Limerick were in the backyard of the All Ireland champions and were run ragged in Pearse Stadium and in front of the live television cameras of TG4.
Manager John Kiely has spoken how of making up to three changes in personnel was an option at half time but instead they opted for status quo.
The players repaid that confidence in what was a landmark victory to end an eight year stay in the second division of the league.
Captain Declan Hannon is eight years on the panel.
“John (Kiely) has a massive trust in everybody and if he is giving a jersey to someone he is expecting them to repay his faith by doing the job they are expected to do. Maybe it was something that we were lacking in Limerick for a while - confidence was down around our ankles and we just needed a result and we couldn’t get it and then it was weighing on our shoulders,” explained Hannon.
“There was finally progression - we had struggled to get out Division 1B for the last five, six, seven years and to finally do that was a weight off our shoulders, if nothing else. And, the way we did it - above in Galway, was even nicer. Against the All Ireland champions, who had competed at the business end of the championship year-in-year-out. That gave us a good confidence boost and gave us a platform to build upon for the championship,” outlined Hannon.
“We had been trying for years and it was constantly at the back of your mind and then you were going into the championship having not got out of 1B and pulling your hair out as to why we weren’t making the small break through to get from 1B to 1A and that may have affected confidence going into the championship,” he explained.

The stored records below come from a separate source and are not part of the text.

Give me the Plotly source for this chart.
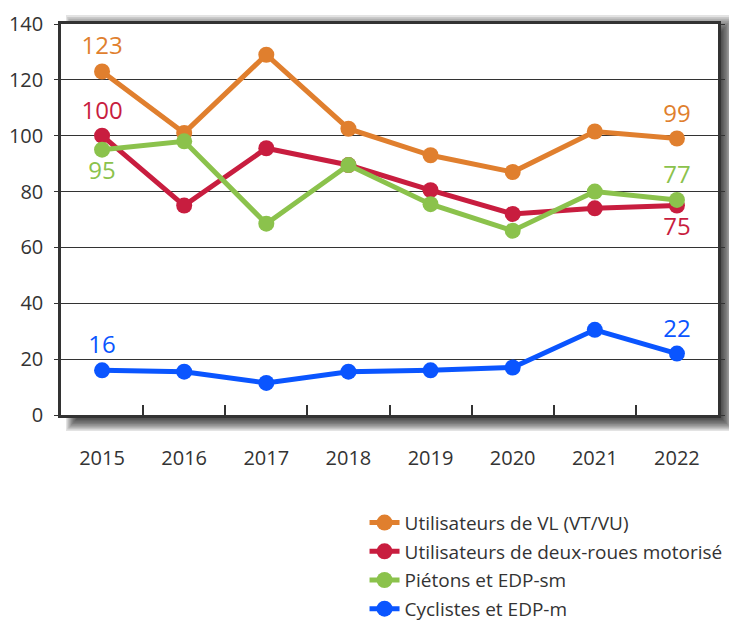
import plotly.graph_objects as go

years = ["2015", "2016", "2017", "2018", "2019", "2020", "2021", "2022"]
series_names = [
    "Utilisateurs de VL (VT/VU)",
    "Utilisateurs de deux-roues motorisé",
    "Piétons et EDP-sm",
    "Cyclistes et EDP-m",
]
vl = [123, 101, 129, 102.5, 93, 87, 101.5, 99]
drm = [100, 75, 95.5, 89.5, 80.5, 72, 74, 75]
pietons = [95, 98, 68.5, 89.5, 75.5, 66, 80, 77]
cyclistes = [16, 15.5, 11.5, 15.5, 16, 17, 30.5, 22]

colors = ["#E07F2E", "#C81D3F", "#8BC24C", "#0A55FF"]
# which end labels go above (True) or below (False): (first, last)
label_above = [(True, True), (True, False), (False, True), (True, True)]

FONT = "Open Sans"
TXT = "#333333"

fig = go.Figure()
for i, (name, vals, col, (a0, a1)) in enumerate(zip(series_names, [vl, drm, pietons, cyclistes], colors, label_above)):
    n = len(vals)
    text = [""] * n
    text[0] = f"{vals[0]:.0f}"
    text[-1] = f"{vals[-1]:.0f}"
    pos = ["top center"] * n
    pos[0] = "top center" if a0 else "bottom center"
    pos[-1] = "top center" if a1 else "bottom center"
    fig.add_trace(go.Scatter(
        x=years, y=vals, name=name, mode="lines+markers+text",
        line=dict(color=col, width=5),
        marker=dict(color=col, size=16),
        text=text, textposition=pos,
        textfont=dict(family=FONT, size=24, color=col),
        cliponaxis=False, legendgroup=f"g{i}",
    ))

# drop shadow + white plot background (paper shapes)
L, R, T, B = 61.0, 718.0, 24.0, 415.0
W, H = R - L, B - T
px = lambda v: (v - L) / W
py = lambda v: (B - v) / H
shapes = []
N = 14
for k in range(N):
    t = k / (N - 1)
    shapes.append(dict(
        type="rect", xref="paper", yref="paper", layer="below",
        x0=px(82 - 16 * t), x1=px(716 + 18 * t),
        y0=py(413 + 18 * t), y1=py(40 - 25 * t),
        fillcolor="rgba(0,0,0,0.11)", line=dict(width=0),
    ))
shapes.append(dict(type="rect", xref="paper", yref="paper", layer="below",
                   x0=0, x1=1, y0=0, y1=1, fillcolor="white", line=dict(width=0)))

fig.update_layout(
    width=729, height=621,
    margin=dict(l=61, r=11, t=24, b=206, autoexpand=False),
    paper_bgcolor="white", plot_bgcolor="rgba(0,0,0,0)",
    font=dict(family=FONT, color=TXT),
    shapes=shapes,
    showlegend=True,
    legend=dict(
        x=0.462, y=-0.227, xanchor="left", yanchor="top",
        font=dict(family=FONT, size=19, color=TXT),
        tracegroupgap=1, itemsizing="trace",
        bgcolor="rgba(0,0,0,0)",
    ),
    xaxis=dict(
        type="category", range=[-0.5, 7.5], automargin=False,
        showline=True, linecolor="#333333", linewidth=2.5, mirror=True,
        ticks="inside", tickson="boundaries", ticklen=10, tickcolor="#333333", tickwidth=1.5,
        showgrid=False, ticklabelstandoff=23,
        tickfont=dict(family=FONT, size=20, color=TXT),
    ),
    yaxis=dict(
        range=[0, 140], dtick=20, tick0=0, automargin=False,
        showline=True, linecolor="#333333", linewidth=2.5, mirror="ticks",
        ticks="outside", ticklen=4, tickcolor="#333333",
        showgrid=True, gridcolor="#333333", gridwidth=1,
        zeroline=False, ticklabelstandoff=7,
        tickfont=dict(family=FONT, size=20, color=TXT),
    ),
)

fig.write_html("out.html", config={"displayModeBar": False},
               post_script="document.body.style.margin='0';")
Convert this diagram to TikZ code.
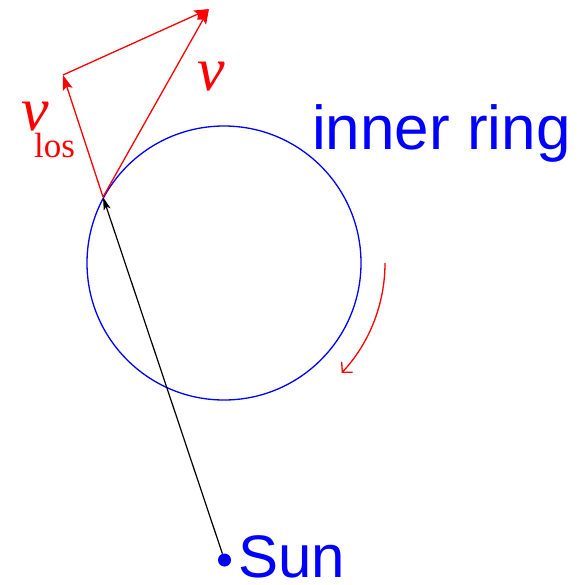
\documentclass[tikz,border=0pt]{standalone}
\usepackage{fontspec}
\setmainfont{Liberation Serif}
\newfontfamily\helv{Liberation Sans}
\usetikzlibrary{arrows.meta}
\begin{document}
\begin{tikzpicture}[x=1pt,y=-1pt,
  redarrow/.style={draw=red, line width=1.3pt, -{Stealth[length=15pt,width=10pt,inset=3pt]}},
  blackarrow/.style={draw=black, line width=1.2pt, -{Stealth[length=13pt,width=7pt,inset=3pt]}},
  bluelabel/.style={text=blue, anchor=base west, inner sep=0pt, font=\helv\fontsize{62}{62}\selectfont},
  redlabel/.style={text=red, anchor=base west, inner sep=0pt}]
\useasboundingbox (0,0) rectangle (588,584);
\node[draw=blue, line width=1.3pt, circle, minimum size=274pt, inner sep=0pt] (ring) at (224,263) {};
\coordinate (p) at (103,197);
\coordinate (vl) at (63,75);
\coordinate (vt) at (209,9);
\node[circle, fill=blue, inner sep=0pt, minimum size=13pt] (sun) at (224.5,560) {};
\draw[blackarrow] (sun) -- (p);
\draw[redarrow] (p) -- (vt);
\draw[redarrow] (p) -- (vl);
\draw[redarrow] (vl) -- (vt);
\coordinate (rs) at (385,263);
\draw[red, line width=1.3pt, -{Straight Barb[length=7pt,width=15pt]}] (rs) arc[start angle=0, end angle=43, radius=161];
\node[bluelabel] (ringlabel) at (312,149) {inner ring};
\node[bluelabel, font=\helv\fontsize{60}{60}\selectfont] (sunlabel) at (238,577) {Sun};
\node[redlabel, font=\fontsize{62}{62}\selectfont\itshape] (v) at (197,90) {v};
\node[redlabel, font=\fontsize{62}{62}\selectfont\itshape] (vlos) at (21,130) {v};
\node[redlabel, font=\fontsize{35}{35}\selectfont] (los) at (34,157) {los};
\end{tikzpicture}
\end{document}
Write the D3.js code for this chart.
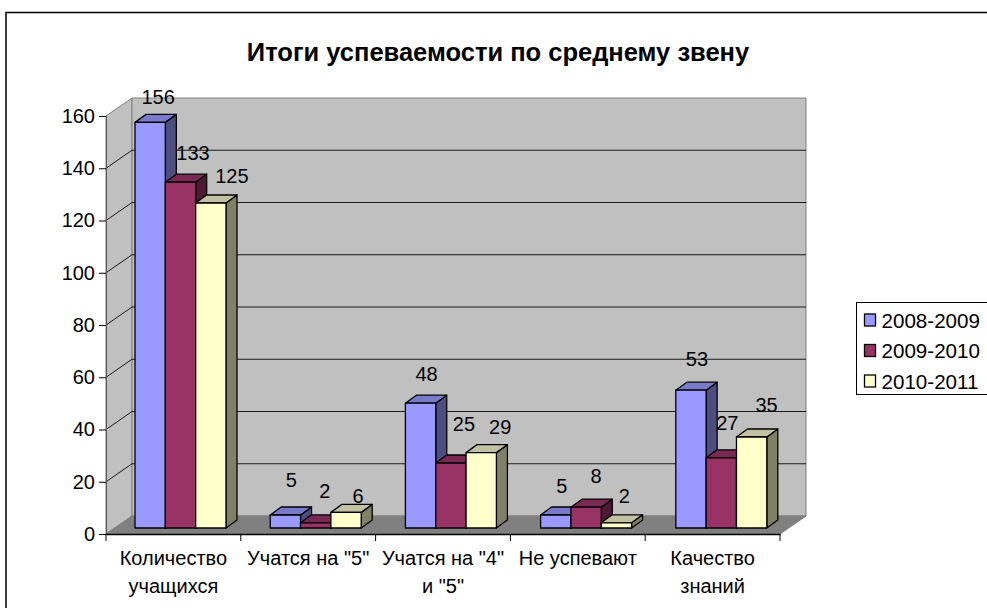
<!DOCTYPE html>
<html><head><meta charset="utf-8">
<script src="https://cdn.jsdelivr.net/npm/d3@7"></script>
<style>html,body{margin:0;background:#fff}svg{display:block}text{font-family:"Liberation Sans",Arial,sans-serif;fill:#000}</style>
</head><body><svg id="c" width="987" height="608"></svg>
<script>
const title = "Итоги успеваемости по среднему звену";
const categories = ["Количество\nучащихся", "Учатся на \"5\"", "Учатся на \"4\"\nи \"5\"", "Не успевают", "Качество\nзнаний"];
const seriesNames = ["2008-2009", "2009-2010", "2010-2011"];
const values0809 = [156, 5, 48, 5, 53];
const values0910 = [133, 2, 25, 8, 27];
const values1011 = [125, 6, 29, 2, 35];
const seriesValues = [values0809, values0910, values1011];
const yTicks = [0, 20, 40, 60, 80, 100, 120, 140, 160];

// hand-placed data label nudges in the reference, relative to each bar's top centre
const labelNudge = [
  [[8,-25],[6,-35],[6,-29],[6,-29],[6,-31]],
  [[12.5,-29],[9,-32],[13,-39],[10,-31],[6,-35]],
  [[21,-27],[12,-16],[19,-26],[8,-27],[15,-32]]
];

const faces = [
  {front:"#9999ff", top:"#7a7acc", side:"#4d4d80"},
  {front:"#993366", top:"#7a2952", side:"#4d1a33"},
  {front:"#ffffcc", top:"#c2c2a3", side:"#808066"}
];

const svg = d3.select("#c");
const m = {left:106, right:780, top:116, bottom:534};
const wall = {dx:26, dy:-18};
const bar = {dx:11, dy:-8};

const x = d3.scaleBand().domain(categories).range([m.left, m.right]);
const y = d3.scaleLinear().domain([0,160]).range([m.bottom, m.top]);
// the bars stand in a plane slightly inside the walls, so they scale a little differently
const xBar = d3.scaleBand().domain(categories).range([m.left, 782]);
const yBar = d3.scaleLinear().domain([0,160]).range([528, 112]);
const sub = d3.scaleBand().domain(d3.range(3)).range([29, 120]);

// frame (its right and bottom edges lie beyond the picture)
svg.append("rect").attr("x",6).attr("y",12.5).attr("width",1000).attr("height",640)
  .attr("fill","#fff").attr("stroke","#000").attr("stroke-width",1.5);

svg.append("text").attr("x",498).attr("y",61).attr("text-anchor","middle")
  .attr("font-size",25.5).attr("font-weight","bold").text(title);

const pts = a => a.map(p=>p.join(",")).join(" ");
const L=m.left,R=m.right,T=m.top,B=m.bottom,dx=wall.dx,dy=wall.dy;
// walls + floor
svg.append("polygon").attr("points",pts([[L,B],[L,T],[L+dx,T+dy],[L+dx,B+dy]])).attr("fill","#c0c0c0").attr("stroke","#808080");
svg.append("polygon").attr("points",pts([[L+dx,T+dy],[R+dx,T+dy],[R+dx,B+dy],[L+dx,B+dy]])).attr("fill","#c0c0c0").attr("stroke","#808080");
svg.append("polygon").attr("points",pts([[L,B],[R,B],[R+dx,B+dy],[L+dx,B+dy]])).attr("fill","#808080").attr("stroke","#808080");
// gridlines
yTicks.filter(t=>t>0 && t<160).forEach(t=>{
  svg.append("polyline").attr("points",pts([[L,y(t)],[L+dx,y(t)+dy],[R+dx,y(t)+dy]]))
    .attr("fill","none").attr("stroke","#1a1a1a").attr("stroke-width",1);
});

// axes
const gy = svg.append("g").attr("transform",`translate(${L},0)`)
  .call(d3.axisLeft(y).tickValues(yTicks).tickSize(7).tickPadding(4));
gy.select(".domain").attr("stroke","#555");
gy.selectAll("text").attr("font-size",20).attr("font-family",null);
const gx = svg.append("g").attr("transform",`translate(0,${B})`)
  .call(d3.axisBottom(x).tickSize(0).tickFormat(""));
gx.select(".domain").attr("stroke","#000").attr("stroke-width",1.5);
svg.selectAll(".xt").data(d3.range(categories.length+1)).join("line")
  .attr("x1",i=>L+i*x.bandwidth()).attr("x2",i=>L+i*x.bandwidth()).attr("y1",B).attr("y2",B+7).attr("stroke","#000");
categories.forEach(c=>{
  const t = svg.append("text").attr("text-anchor","middle").attr("font-size",20);
  c.split("\n").forEach((line,i)=>t.append("tspan").attr("x",x(c)+x.bandwidth()/2).attr("y",565+i*28).text(line));
});

// bars
categories.forEach((c,ci)=>{
  seriesValues.forEach((vals,si)=>{
    const v = vals[ci], f = faces[si];
    const x0 = xBar(c)+sub(si), w = sub.bandwidth(), base = yBar(0), top = yBar(v);
    const g = svg.append("g").attr("stroke","#000").attr("stroke-width",1.3).attr("stroke-linejoin","round");
    g.append("polygon").attr("points",pts([[x0+w,base],[x0+w,top],[x0+w+bar.dx,top+bar.dy],[x0+w+bar.dx,base+bar.dy]])).attr("fill",f.side);
    g.append("polygon").attr("points",pts([[x0,top],[x0+w,top],[x0+w+bar.dx,top+bar.dy],[x0+bar.dx,top+bar.dy]])).attr("fill",f.top);
    g.append("rect").attr("x",x0).attr("y",top).attr("width",w).attr("height",base-top).attr("fill",f.front);
  });
});
// data labels
categories.forEach((c,ci)=>{
  seriesValues.forEach((vals,si)=>{
    const v=vals[ci], n=labelNudge[si][ci];
    svg.append("text").attr("text-anchor","middle").attr("dominant-baseline","central")
      .attr("x",xBar(c)+sub(si)+sub.bandwidth()/2+n[0]).attr("y",yBar(v)+n[1]).attr("font-size",20).text(v);
  });
});

// legend
svg.append("rect").attr("x",856.5).attr("y",302.5).attr("width",131).attr("height",92).attr("fill","#fff").attr("stroke","#000");
seriesNames.forEach((s,i)=>{
  const ly = 320+i*30.5;
  svg.append("rect").attr("x",864.5).attr("y",ly-6).attr("width",11).attr("height",12).attr("fill",faces[i].front).attr("stroke","#000").attr("stroke-width",1.3);
  svg.append("text").attr("x",881.5).attr("y",ly).attr("dominant-baseline","central").attr("font-size",20.6).text(s);
});
</script></body></html>
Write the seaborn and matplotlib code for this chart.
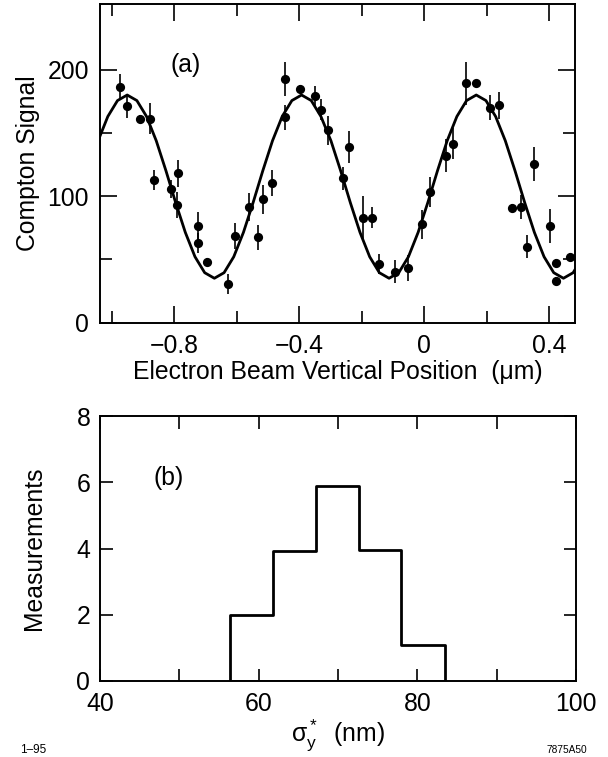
import numpy as np
import pandas as pd
import matplotlib
matplotlib.use('Agg')
import matplotlib.pyplot as plt
import seaborn as sns
from matplotlib.ticker import MultipleLocator, FixedLocator

# (a) Compton signal scan
pos_um = [-0.974, -0.952, -0.909, -0.878, -0.865, -0.811, -0.788, -0.790, -0.723, -0.723,
          -0.694, -0.628, -0.606, -0.561, -0.531, -0.515, -0.486, -0.445, -0.445, -0.397,
          -0.349, -0.329, -0.308, -0.260, -0.241, -0.195, -0.168, -0.145, -0.094, -0.051,
          -0.008, 0.018, 0.071, 0.092, 0.133, 0.165, 0.210, 0.239, 0.282, 0.309,
          0.351, 0.330, 0.402, 0.421, 0.421, 0.467]
signal = [186.4, 171.1, 161.4, 161.4, 112.6, 105.5, 117.9, 92.9, 76.3, 63.1,
          47.8, 30.2, 68.6, 91.5, 67.3, 97.6, 110.5, 162.2, 193.0, 184.8,
          179.3, 168.5, 152.2, 114.0, 139.0, 82.9, 82.9, 46.0, 40.2, 43.3,
          77.6, 103.4, 131.9, 141.6, 189.1, 189.1, 170.1, 171.7, 90.8, 91.0,
          125.3, 59.9, 76.3, 47.3, 32.8, 52.0]
signal_err = [10, 9, 3, 12, 8, 7, 10.5, 10, 11, 8,
              3, 8, 10.5, 11, 10, 11.5, 10.5, 10, 13.5, 3,
              8, 8.5, 11.5, 9, 12.5, 17.5, 8.5, 8, 9, 10.5,
              11.5, 12, 13, 12, 17, 3, 10, 11, 3, 9.5,
              13.5, 9, 13.5, 3, 3, 3]

# fitted curve
fit_x = [-1.043, -1.012, -0.981, -0.950, -0.919, -0.888, -0.857, -0.826, -0.795, -0.764,
         -0.733, -0.702, -0.671, -0.640, -0.609, -0.578, -0.547, -0.516, -0.485, -0.454,
         -0.423, -0.392, -0.361, -0.330, -0.298, -0.267, -0.236, -0.205, -0.174, -0.143,
         -0.112, -0.081, -0.050, -0.019, 0.012, 0.043, 0.074, 0.105, 0.136, 0.167,
         0.198, 0.229, 0.260, 0.291, 0.322, 0.353, 0.384, 0.415, 0.446, 0.477, 0.508]
fit_y = [143.8, 163.0, 175.6, 180.0, 175.6, 163.0, 143.8, 120.1, 94.9, 71.3,
         52.0, 39.4, 35.0, 39.4, 52.0, 71.3, 94.9, 120.1, 143.8, 163.0,
         175.6, 180.0, 175.6, 163.0, 143.8, 120.1, 94.9, 71.3, 52.0, 39.4,
         35.0, 39.4, 52.0, 71.3, 94.9, 120.1, 143.8, 163.0, 175.6, 180.0,
         175.6, 163.0, 143.8, 120.1, 94.9, 71.3, 52.0, 39.4, 35.0, 39.4, 52.0]

# (b) histogram of sigma_y*
bin_edges = [56.4, 61.8, 67.2, 72.6, 78.0, 83.5]
bin_counts = [2.0, 3.93, 5.9, 3.95, 1.1]

sns.set_style('ticks')
plt.rcParams['font.family'] = ['Liberation Sans', 'DejaVu Sans']
plt.rcParams['mathtext.fontset'] = 'custom'
plt.rcParams['mathtext.rm'] = 'Liberation Sans'
plt.rcParams['mathtext.it'] = 'Liberation Sans'
plt.rcParams['mathtext.default'] = 'regular'
for key in ['text.color', 'axes.labelcolor', 'xtick.color', 'ytick.color', 'axes.edgecolor']:
    plt.rcParams[key] = 'black'

FS = 17.8
fig = plt.figure(figsize=(6.08, 7.57), dpi=100)
W, H = 608, 757
ax1 = fig.add_axes([100 / W, 1 - 322.5 / H, 475 / W, 318.5 / H])
ax2 = fig.add_axes([100 / W, 1 - 681 / H, 476 / W, 265 / H])

for ax in (ax1, ax2):
    for sp in ax.spines.values():
        sp.set_linewidth(1.4)
        sp.set_color('black')
        sp.set_visible(True)

# ---- panel (a)
ax1.errorbar(pos_um, signal, yerr=signal_err, fmt='none', ecolor='black',
             elinewidth=1.2, capsize=0, zorder=2)
sns.scatterplot(x=pos_um, y=signal, ax=ax1, color='black', s=44,
                linewidth=0, zorder=3)
sns.lineplot(x=fit_x, y=fit_y, ax=ax1, sort=False, estimator=None,
             color='black', linewidth=2.0, zorder=4)
ax1.set_xlim(-1.037, 0.483)
ax1.set_ylim(0, 252)
ax1.xaxis.set_major_locator(FixedLocator([-0.8, -0.4, 0, 0.4]))
ax1.xaxis.set_minor_locator(FixedLocator([-1.0, -0.6, -0.2, 0.2]))
ax1.yaxis.set_major_locator(FixedLocator([0, 100, 200]))
ax1.yaxis.set_minor_locator(FixedLocator([50, 150]))
ax1.set_xticklabels(['\u22120.8', '\u22120.4', '0', '0.4'])
ax1.tick_params(which='both', direction='in', top=True, right=True,
                width=1.2, labelsize=FS)
ax1.tick_params(which='major', length=12.5)
ax1.tick_params(which='minor', length=8.5)
ax1.tick_params(axis='x', pad=8)
ax1.tick_params(axis='y', pad=8)
ax1.set_xlabel('Electron Beam Vertical Position  (\u03bcm)', fontsize=FS, labelpad=2)
ax1.set_ylabel('Compton Signal', fontsize=FS, labelpad=5)
ax1.text(-0.762, 204, '(a)', fontsize=FS, ha='center', va='center')

# ---- panel (b)
centers = [(a + b) / 2 for a, b in zip(bin_edges[:-1], bin_edges[1:])]
hist_df = pd.DataFrame({'sigma': centers, 'n': bin_counts})
sns.histplot(data=hist_df, x='sigma', weights='n', bins=bin_edges, ax=ax2,
             element='step', fill=True, color='black')
for coll in ax2.collections:
    coll.set_facecolor('none')
    coll.set_edgecolor('black')
    coll.set_linewidth(2.0)
    coll.set_alpha(1)
ax2.set_xlim(40, 100)
ax2.set_ylim(0, 8)
ax2.xaxis.set_major_locator(FixedLocator([40, 60, 80, 100]))
ax2.xaxis.set_minor_locator(FixedLocator([50, 70, 90]))
ax2.yaxis.set_major_locator(MultipleLocator(2))
ax2.tick_params(which='both', direction='in', top=True, right=True,
                width=1.2, labelsize=FS, length=9)
ax2.tick_params(axis='x', pad=8)
ax2.tick_params(axis='y', pad=7)
ax2.set_xlabel(r'$\sigma_y^*$  (nm)', fontsize=FS, labelpad=1)
ax2.set_ylabel('Measurements', fontsize=FS, labelpad=22)
ax2.text(48.6, 6.12, '(b)', fontsize=FS, ha='center', va='center')

fig.text(20 / W, 1 - 750 / H, '1\u201395', fontsize=8.5, ha='left', va='center')
fig.text(587 / W, 1 - 750 / H, '7875A50', fontsize=7.3, ha='right', va='center')

fig.savefig('out.png', dpi=100)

“Half time in the Galway game is so clear in my mind that there was cool calm in the dressing room, whereas in years gone by there could have been choice words. It was literally lads we need to go back to doing what we had been doing in the other games.”
Hannon added: “This year the boys in management have been so positive and even when things are going wrong they manage to be positive and tell us to stick with what we said before the game and when we do that we get results”.
In Galway, Limerick didn’t lead until the 67th minute.
“Leave everything on the field and then you can come off and say we couldn’t have done anymore. That is something this Limerick team has done this year - we have left everything on the field. This year we set out at the start of the year to be different to years gone by - if we went in the same as previous years we would get the same results and probably be talking about why we were still in 1B,” said the Adare man.
“If you go down by four or five points so be it but keep fighting and try grind out a result and we did that a few times this year, which was great because in years gone by if we went down by four or five points or eight points at half time to Galway, it would have petered out.”
So what has changed?
“More of a cut about us - to be honest, training has been great for the last couple of years and preparation but more of a fire in our bellies or more of a desire to get a win,” said the captain of Limerick in 2018.
“There is a massive difference in maturity levels - even from last year. That comes with time - there is a stage when it’s your first year or second year on the panel and you think this is great to be playing for Limerick and going to Thurles on the bus and that wears off fairly quickly when you go out and get a bit of a beating. You have to say that it is not good enough to be just pulling on a jersey, you have to go out there and work as hard as you can and do your job for the team and panel,” stressed Hannon.
Last year, championship defeat was Limerick’s lot.
”Its amazing the effect it has on people - some will watch the match and think nothing more of it but it’s the next week and the next days and the next couple of weeks when you are down in the dumps and in bad form. It does have a big effect when you don’t win big games and you don’t perform to the way you hoped,” said the captain.
What of Tipperary?
“We set out little targets for every match and if we meet them in every game we should be there or there abouts. Championship is going to be up another few levels but if we still to our process and to what we are supposed to do it will put us in good stead. We could play Tipp today and beat them and play them tomorrow and they will beat us - there is nothing between the teams. I can’t wait for it to start. To win the first game would set you up but if you lose then you are on the back foot straight away.”